This is just the beginning. Note this comparison ends in March. Prices have gone much higher since then and still have higher to go this summer. So the cutbacks on driving will get even deeper. People will find lots of ways to cut back that take longer to do. They will move and choose jobs in order to cut back on commuter miles. Some will switch to buses and trains. Others will buy scooters and bicycles and give up cars for many uses.

Last time Americans cut back on driving was in 1979.

THE last time this happened Jimmy Carter was US president. In March, US driving fell an astonishing 4.3 per cent on a year earlier. It was first time driving has fallen in the month since 1979.

US driving began to taper off in November, according to Doug Hecox of the Federal Highway Administration, but at first it was thought the decline could be seasonal, because of bad weather. Then came March, and the largest year-over-year driving drop in the agency's recorded history, going back to 1942.
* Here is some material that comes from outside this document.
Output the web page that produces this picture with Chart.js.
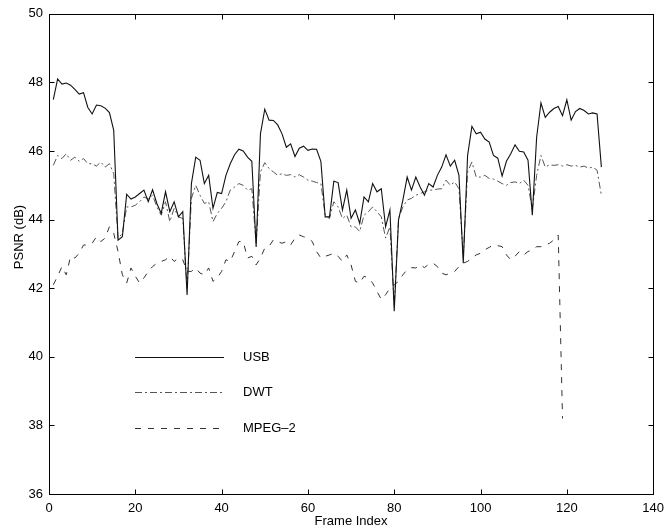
<!DOCTYPE html>
<html>
<head>
<meta charset="utf-8">
<script src="https://cdn.jsdelivr.net/npm/chart.js@4.4.0/dist/chart.umd.min.js"></script>
<style>
html, body { margin: 0; padding: 0; background: #fff; }
#wrap { width: 671px; height: 531px; }
</style>
</head>
<body>
<div id="wrap"><canvas id="psnr-chart" width="671" height="531"></canvas></div>
<script>
// PSNR per frame
const usbValues = [
  47.5, 48.1, 47.95, 47.98, 47.92, 47.8, 47.66, 47.7, 47.27, 47.08, 47.34, 47.32, 47.25, 47.12, 46.6, 43.4,
  43.5, 44.74, 44.6, 44.66, 44.76, 44.86, 44.52, 44.87, 44.47, 44.18, 44.81, 44.23, 44.52, 44.08, 44.23, 41.8,
  45.05, 45.82, 45.73, 45.05, 45.29, 44.33, 44.79, 44.76, 45.29, 45.63, 45.89, 46.05, 46.0, 45.82, 45.7, 43.2,
  46.5, 47.22, 46.9, 46.89, 46.76, 46.5, 46.11, 46.21, 45.84, 46.08, 46.14, 46.02, 46.06, 46.05, 45.7, 44.08,
  44.08, 45.12, 45.08, 44.28, 44.86, 44.04, 44.28, 43.89, 44.66, 44.52, 45.05, 44.81, 44.9, 43.79, 44.28, 41.33,
  43.99, 44.57, 45.24, 44.86, 45.24, 44.95, 44.71, 45.05, 44.95, 45.29, 45.53, 45.89, 45.56, 45.73, 45.29, 42.73,
  45.87, 46.72, 46.5, 46.55, 46.35, 46.26, 45.87, 45.79, 45.27, 45.7, 45.92, 46.18, 45.99, 45.97, 45.73, 44.13,
  46.4, 47.4, 46.98, 47.13, 47.24, 47.3, 47.03, 47.49, 46.9, 47.15, 47.24, 47.18, 47.08, 47.11, 47.08, 45.53
];
const dwtValues = [
  45.58, 45.87, 45.78, 45.92, 45.73, 45.82, 45.7, 45.78, 45.63, 45.63, 45.56, 45.68, 45.53, 45.63, 45.34, 43.45,
  43.6, 44.37, 44.37, 44.42, 44.52, 44.66, 44.6, 44.71, 44.37, 44.13, 44.52, 43.94, 44.33, 44.08, 44.03, 42.0,
  44.62, 45.0, 44.71, 44.47, 44.52, 43.94, 44.18, 44.33, 44.52, 44.86, 44.95, 45.05, 45.0, 44.86, 44.9, 43.3,
  45.39, 45.66, 45.49, 45.39, 45.29, 45.34, 45.29, 45.31, 45.24, 45.31, 45.24, 45.15, 45.12, 45.08, 45.05, 44.13,
  44.03, 44.52, 44.37, 44.03, 44.13, 43.79, 43.79, 43.65, 44.13, 44.23, 44.37, 44.23, 44.08, 43.46, 43.79, 41.5,
  44.03, 44.37, 44.57, 44.62, 44.71, 44.76, 44.81, 44.86, 44.86, 44.89, 44.9, 45.15, 45.0, 45.1, 44.9, 42.9,
  45.39, 45.68, 45.24, 45.24, 45.29, 45.2, 45.18, 45.12, 45.05, 45.0, 45.08, 45.1, 45.05, 45.15, 45.0, 44.3,
  45.29, 45.87, 45.53, 45.6, 45.58, 45.6, 45.56, 45.6, 45.56, 45.58, 45.53, 45.56, 45.5, 45.53, 45.44, 44.71
];
const mpegValues = [
  42.1, 42.35, 42.63, 42.39, 42.93, 42.88, 43.02, 43.26, 43.26, 43.31, 43.5, 43.36, 43.46, 43.79, 43.6, 43.07,
  42.39, 42.15, 42.59, 42.35, 42.15, 42.3, 42.49, 42.63, 42.73, 42.78, 42.83, 42.93, 42.78, 42.88, 42.83, 42.49,
  42.49, 42.59, 42.44, 42.39, 42.59, 42.2, 42.3, 42.49, 42.83, 42.78, 43.07, 43.36, 43.36, 42.88, 42.93, 42.68,
  42.88, 43.17, 43.22, 43.41, 43.36, 43.31, 43.36, 43.26, 43.46, 43.55, 43.5, 43.46, 43.36, 43.07, 42.88, 42.93,
  42.97, 43.02, 42.93, 42.78, 42.97, 42.68, 42.2, 42.15, 42.35, 42.3, 42.15, 41.91, 41.67, 41.81, 42.0, 42.1,
  42.2, 42.39, 42.54, 42.6, 42.59, 42.68, 42.6, 42.7, 42.73, 42.63, 42.44, 42.39, 42.44, 42.49, 42.63, 42.73,
  42.78, 42.88, 42.97, 43.02, 43.12, 43.19, 43.26, 43.24, 43.21, 42.97, 42.83, 42.93, 43.07, 42.97, 43.07, 43.12,
  43.21, 43.21, 43.26, 43.31, 43.41, 43.55, 38.2
];
const seriesNames = ['USB', 'DWT', 'MPEG\u20132'];
const xTicks = [0, 20, 40, 60, 80, 100, 120, 140];
const yTicks = [36, 38, 40, 42, 44, 46, 48, 50];

const FONT = 'Arial, "Liberation Sans", Helvetica, sans-serif';

function toPoints(values) {
  return values.map((v, i) => ({ x: i + 1, y: v }));
}

// box, inward ticks, y label and legend (MATLAB look)
const frameAndLegend = {
  id: 'frameAndLegend',
  afterDraw(chart) {
    const ctx = chart.ctx;
    const area = chart.chartArea;
    const xs = chart.scales.x, ys = chart.scales.y;
    const L = Math.round(area.left) + 0.5, R = Math.round(area.right) + 0.5;
    const T = Math.round(area.top) + 0.5, B = Math.round(area.bottom) + 0.5;
    ctx.save();
    ctx.strokeStyle = '#000';
    ctx.lineWidth = 1;
    ctx.setLineDash([]);
    ctx.strokeRect(L, T, R - L, B - T);
    ctx.beginPath();
    xTicks.forEach(t => {
      const px = Math.round(xs.getPixelForValue(t)) + 0.5;
      ctx.moveTo(px, B); ctx.lineTo(px, B - 5);
      ctx.moveTo(px, T); ctx.lineTo(px, T + 5);
    });
    yTicks.forEach(t => {
      const py = Math.round(ys.getPixelForValue(t)) + 0.5;
      ctx.moveTo(L, py); ctx.lineTo(L + 5, py);
      ctx.moveTo(R, py); ctx.lineTo(R - 5, py);
    });
    ctx.stroke();

    // y axis label
    ctx.fillStyle = '#000';
    ctx.font = '13px ' + FONT;
    ctx.textAlign = 'center';
    ctx.textBaseline = 'middle';
    ctx.translate(19, 237);
    ctx.rotate(-Math.PI / 2);
    ctx.fillText('PSNR (dB)', 0, 0);
    ctx.restore();

    // legend
    ctx.save();
    ctx.font = '13px ' + FONT;
    ctx.textBaseline = 'middle';
    ctx.textAlign = 'left';
    const rows = [357, 392, 428];
    chart.data.datasets.forEach((ds, i) => {
      ctx.strokeStyle = ds.borderColor;
      ctx.lineWidth = ds.borderWidth;
      ctx.setLineDash(ds.borderDash || []);
      ctx.beginPath();
      ctx.moveTo(135, rows[i] + 0.5);
      ctx.lineTo(224, rows[i] + 0.5);
      ctx.stroke();
      ctx.fillStyle = '#000';
      ctx.fillText(ds.label, 243, rows[i]);
    });
    ctx.restore();
  }
};

const ctx = document.getElementById('psnr-chart').getContext('2d');
new Chart(ctx, {
  type: 'line',
  data: {
    datasets: [
      { label: seriesNames[0], data: toPoints(usbValues), borderColor: '#111', borderWidth: 1.1 },
      { label: seriesNames[1], data: toPoints(dwtValues), borderColor: '#555', borderWidth: 1, borderDash: [7, 3, 2, 3] },
      { label: seriesNames[2], data: toPoints(mpegValues), borderColor: '#333', borderWidth: 1, borderDash: [6, 7] }
    ]
  },
  options: {
    responsive: false,
    devicePixelRatio: 1,
    animation: false,
    elements: { point: { radius: 0 }, line: { tension: 0, fill: false } },
    layout: { padding: { top: 13, right: 12, left: 0, bottom: 0 } },
    plugins: {
      legend: { display: false },
      tooltip: { enabled: false }
    },
    scales: {
      x: {
        type: 'linear',
        min: 0,
        max: 140,
        afterBuildTicks: s => { s.ticks = xTicks.map(v => ({ value: v })); },
        afterFit: s => { s.height = 37; },
        ticks: { color: '#000', font: { family: FONT, size: 13 }, padding: 7, maxRotation: 0 },
        grid: { display: true, drawOnChartArea: false, drawTicks: false, color: 'rgba(0,0,0,0)' },
        border: { display: false },
        title: { display: true, text: 'Frame Index', color: '#000', font: { family: FONT, size: 13 }, padding: { top: 0, bottom: 2 } }
      },
      y: {
        type: 'linear',
        min: 36,
        max: 50,
        afterBuildTicks: s => { s.ticks = yTicks.map(v => ({ value: v })); },
        afterFit: s => { s.width = 49; },
        ticks: { color: '#000', font: { family: FONT, size: 13 }, padding: 6 },
        grid: { display: true, drawOnChartArea: false, drawTicks: false, color: 'rgba(0,0,0,0)' },
        border: { display: false }
      }
    }
  },
  plugins: [frameAndLegend]
});
</script>
</body>
</html>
"We are beginning to see what we think is a very defensible trend beginning," Mr Hecox said.

People now get that the high gasoline prices aren't just a temporary spike. They've been hit hard enough for long enough that the psychology has shifted more toward fear. They don't want their road hogs pulling them down into poverty.

Cost of transportation fuels as a percentage of income is the really interesting number to watch. The portion of income going to transportation fuels is still below that in 1981. But that reflects a large growth in income and buying power that has taken place since 1981. In inflation-adjusted terms we are now paying more per gallon on gasoline than we were back then.

Americans spend 3.7 percent of their disposable income on transportation fuels. At its lowest point, that share was 1.9 percent in 1998, and at its highest, it reached 4.5 percent in 1981, said Ms. Johnson of Global Insight.


Also, Americans pay less to drive a mile today than they did in 1980, once the impact of inflation and gains in fuel efficiency are taken into account, said Lee Schipper, a visiting scholar at the transportation center of the University of California, Berkeley.

Mr. Schipper estimates that the cost of gasoline for each mile traveled will be about 15 cents this year. That is nearly three times the low of 5.6 cents a mile reached in 1998, when fuel efficiency peaked and prices were at their lowest. But it is still cheaper than the record paid in 1980 of 17.1 cents a mile, adjusted for inflation.

A shift toward smaller and more fuel efficient cars will lower the cost per mile traveled. Plus, people will find more ways to reduce the number of miles traveled. How fast all that happens determines how far up prices can go. The more demand destruction at any one price point the less the need for a still higher price point.

If we hit $200 per barrel then gasoline will cost $6 to $7 per gallon in the United States. It already costs that and more in Europe now. So the Europeans will be paying $10 per gallon when Americans are paying $6 per gallon.

If oil hits $200 a barrel, which is the upper end of Goldman Sach's prediction for prices over the next six months to two years, the gasoline picture changes quite dramatically. At $200 a barrel, crude alone would cost $4.76 a gallon. Add on the costs of refining and distributing as well as taxes, and pump prices could rise to a range of $6 to $7 a gallon.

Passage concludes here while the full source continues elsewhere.